• _Request_
Reproduce the listing exactly and skip over any pictures.

# Recorded information start

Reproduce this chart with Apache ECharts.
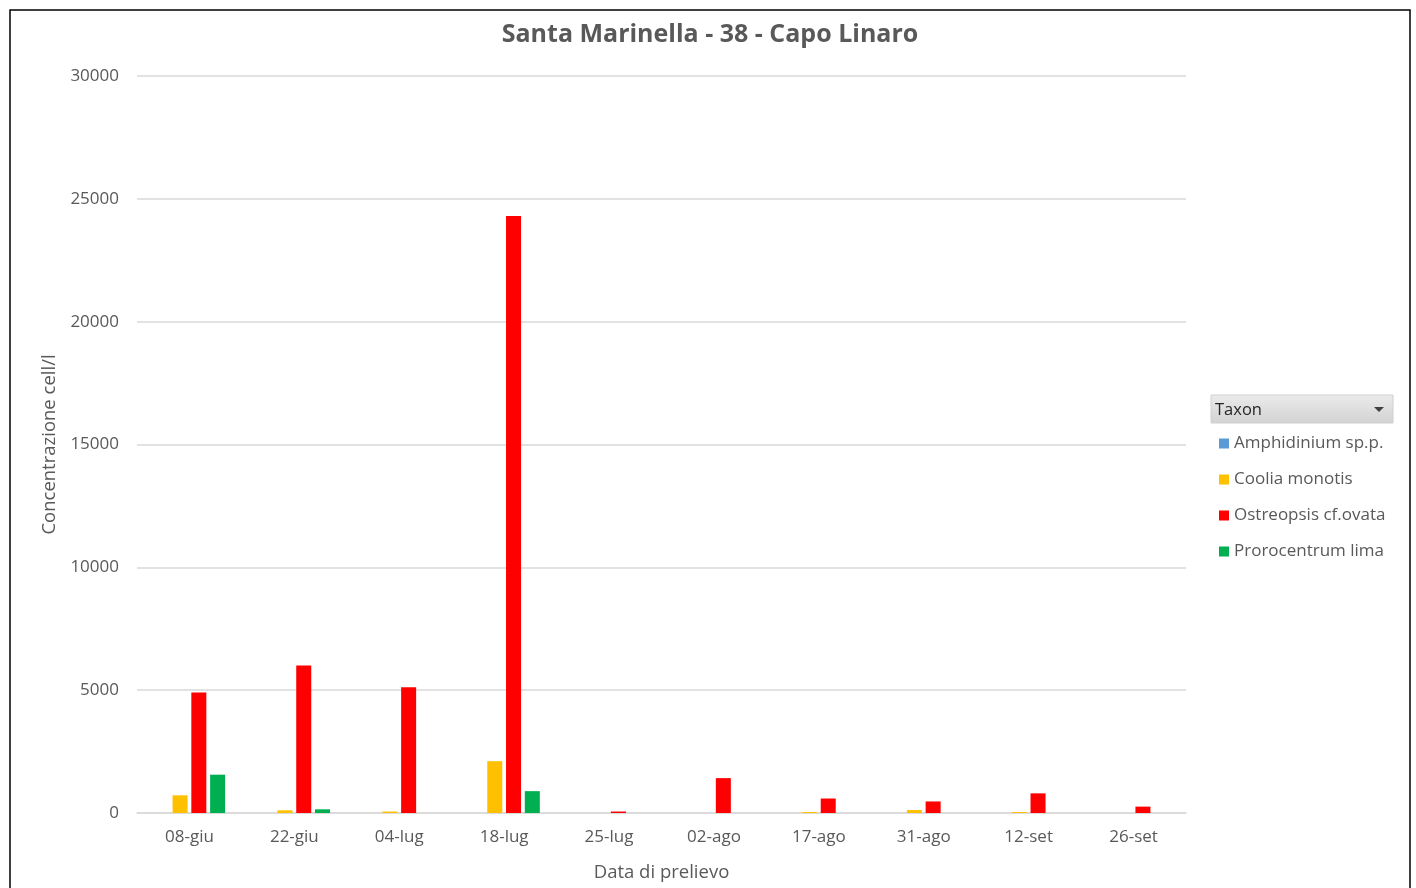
<!DOCTYPE html>
<html>
<head>
<meta charset="utf-8">
<script src="https://cdn.jsdelivr.net/npm/echarts@6/dist/echarts.min.js"></script>
<style>
html,body{margin:0;padding:0;background:#fff;}
#c{width:1416px;height:888px;}
</style>
</head>
<body>
<div id="c"></div>
<script>
const categories = ['08-giu','22-giu','04-lug','18-lug','25-lug','02-ago','17-ago','31-ago','12-set','26-set'];
const amphidinium = [null,null,null,null,null,null,null,null,null,null];
const coolia = [720,110,60,2110,null,null,40,120,40,null];
const ostreopsis = [4900,6000,5120,24300,60,1420,590,470,800,260];
const prorocentrum = [1560,150,null,890,null,null,null,null,null,null];
const yTicks = [0,5000,10000,15000,20000,25000,30000];

const font = '"Open Sans", "Noto Sans", sans-serif';
const chart = echarts.init(document.getElementById('c'));
function s(name, data, color){
  return {name, type:'bar', data, barGap:'25%', barCategoryGap:'32%',
    itemStyle:{color}, emphasis:{disabled:true}};
}
chart.setOption({
  animation:false,
  title:{text:'Santa Marinella - 38 - Capo Linaro', left:705, top:17, textAlign:'center',
    textStyle:{fontFamily:font, fontSize:25, fontWeight:'bold', color:'#595959'}},
  grid:{left:137, right:230, top:76, bottom:75},
  legend:{orient:'vertical', left:1219, top:435, padding:0, itemWidth:10, itemHeight:10, itemGap:19,
    icon:'rect', textStyle:{fontFamily:font, fontSize:17, color:'#595959'},
    data:['Amphidinium sp.p.','Coolia monotis','Ostreopsis cf.ovata','Prorocentrum lima']},
  xAxis:{type:'category', data:categories, name:'Data di prelievo', nameLocation:'middle', nameGap:50,
    nameTextStyle:{fontFamily:font, fontSize:18.5, color:'#595959'},
    axisLine:{lineStyle:{color:'#D9D9D9', width:1.5}}, axisTick:{show:false},
    axisLabel:{fontFamily:font, fontSize:17, color:'#595959', margin:16}},
  yAxis:{type:'value', min:0, max:30000, interval:5000, name:'Concentrazione cell/l',
    nameLocation:'middle', nameGap:76, nameRotate:90,
    nameTextStyle:{fontFamily:font, fontSize:18.5, color:'#595959'},
    axisLine:{show:false}, axisTick:{show:false},
    splitLine:{lineStyle:{color:'#D9D9D9', width:1.5}},
    axisLabel:{fontFamily:font, fontSize:17, color:'#595959', margin:18,
      formatter:v=>yTicks.includes(v)?String(v):''}},
  graphic:[
    {type:'rect', shape:{x:10, y:10, width:1400, height:900}, style:{fill:'none', stroke:'#000', lineWidth:1.5}, silent:true},
    {type:'rect', shape:{x:1211, y:395, width:182, height:28},
      style:{fill:new echarts.graphic.LinearGradient(0,0,0,1,[{offset:0,color:'#EBEBEB'},{offset:1,color:'#D2D2D2'}]),
        stroke:'#D0D0D0', lineWidth:1}, silent:true},
    {type:'text', left:1215, top:402, style:{text:'Taxon', fontFamily:font, fontSize:16.5, fill:'#262626'}},
    {type:'polygon', shape:{points:[[1374,407],[1384,407],[1379,412]]}, style:{fill:'#404040'}}
  ],
  series:[
    s('Amphidinium sp.p.', amphidinium, '#5B9BD5'),
    s('Coolia monotis', coolia, '#FFC000'),
    s('Ostreopsis cf.ovata', ostreopsis, '#FF0000'),
    s('Prorocentrum lima', prorocentrum, '#00B050')
  ]
});
</script>
</body>
</html>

# Recorded information end

• _Full output_
Reproduce this chart with Apache ECharts.
<!DOCTYPE html>
<html>
<head>
<meta charset="utf-8">
<script src="https://cdn.jsdelivr.net/npm/echarts@6/dist/echarts.min.js"></script>
<style>
html,body{margin:0;padding:0;background:#fff;}
#c{width:1416px;height:888px;}
</style>
</head>
<body>
<div id="c"></div>
<script>
const categories = ['08-giu','22-giu','04-lug','18-lug','25-lug','02-ago','17-ago','31-ago','12-set','26-set'];
const amphidinium = [null,null,null,null,null,null,null,null,null,null];
const coolia = [720,110,60,2110,null,null,40,120,40,null];
const ostreopsis = [4900,6000,5120,24300,60,1420,590,470,800,260];
const prorocentrum = [1560,150,null,890,null,null,null,null,null,null];
const yTicks = [0,5000,10000,15000,20000,25000,30000];

const font = '"Open Sans", "Noto Sans", sans-serif';
const chart = echarts.init(document.getElementById('c'));
function s(name, data, color){
  return {name, type:'bar', data, barGap:'25%', barCategoryGap:'32%',
    itemStyle:{color}, emphasis:{disabled:true}};
}
chart.setOption({
  animation:false,
  title:{text:'Santa Marinella - 38 - Capo Linaro', left:705, top:17, textAlign:'center',
    textStyle:{fontFamily:font, fontSize:25, fontWeight:'bold', color:'#595959'}},
  grid:{left:137, right:230, top:76, bottom:75},
  legend:{orient:'vertical', left:1219, top:435, padding:0, itemWidth:10, itemHeight:10, itemGap:19,
    icon:'rect', textStyle:{fontFamily:font, fontSize:17, color:'#595959'},
    data:['Amphidinium sp.p.','Coolia monotis','Ostreopsis cf.ovata','Prorocentrum lima']},
  xAxis:{type:'category', data:categories, name:'Data di prelievo', nameLocation:'middle', nameGap:50,
    nameTextStyle:{fontFamily:font, fontSize:18.5, color:'#595959'},
    axisLine:{lineStyle:{color:'#D9D9D9', width:1.5}}, axisTick:{show:false},
    axisLabel:{fontFamily:font, fontSize:17, color:'#595959', margin:16}},
  yAxis:{type:'value', min:0, max:30000, interval:5000, name:'Concentrazione cell/l',
    nameLocation:'middle', nameGap:76, nameRotate:90,
    nameTextStyle:{fontFamily:font, fontSize:18.5, color:'#595959'},
    axisLine:{show:false}, axisTick:{show:false},
    splitLine:{lineStyle:{color:'#D9D9D9', width:1.5}},
    axisLabel:{fontFamily:font, fontSize:17, color:'#595959', margin:18,
      formatter:v=>yTicks.includes(v)?String(v):''}},
  graphic:[
    {type:'rect', shape:{x:10, y:10, width:1400, height:900}, style:{fill:'none', stroke:'#000', lineWidth:1.5}, silent:true},
    {type:'rect', shape:{x:1211, y:395, width:182, height:28},
      style:{fill:new echarts.graphic.LinearGradient(0,0,0,1,[{offset:0,color:'#EBEBEB'},{offset:1,color:'#D2D2D2'}]),
        stroke:'#D0D0D0', lineWidth:1}, silent:true},
    {type:'text', left:1215, top:402, style:{text:'Taxon', fontFamily:font, fontSize:16.5, fill:'#262626'}},
    {type:'polygon', shape:{points:[[1374,407],[1384,407],[1379,412]]}, style:{fill:'#404040'}}
  ],
  series:[
    s('Amphidinium sp.p.', amphidinium, '#5B9BD5'),
    s('Coolia monotis', coolia, '#FFC000'),
    s('Ostreopsis cf.ovata', ostreopsis, '#FF0000'),
    s('Prorocentrum lima', prorocentrum, '#00B050')
  ]
});
</script>
</body>
</html>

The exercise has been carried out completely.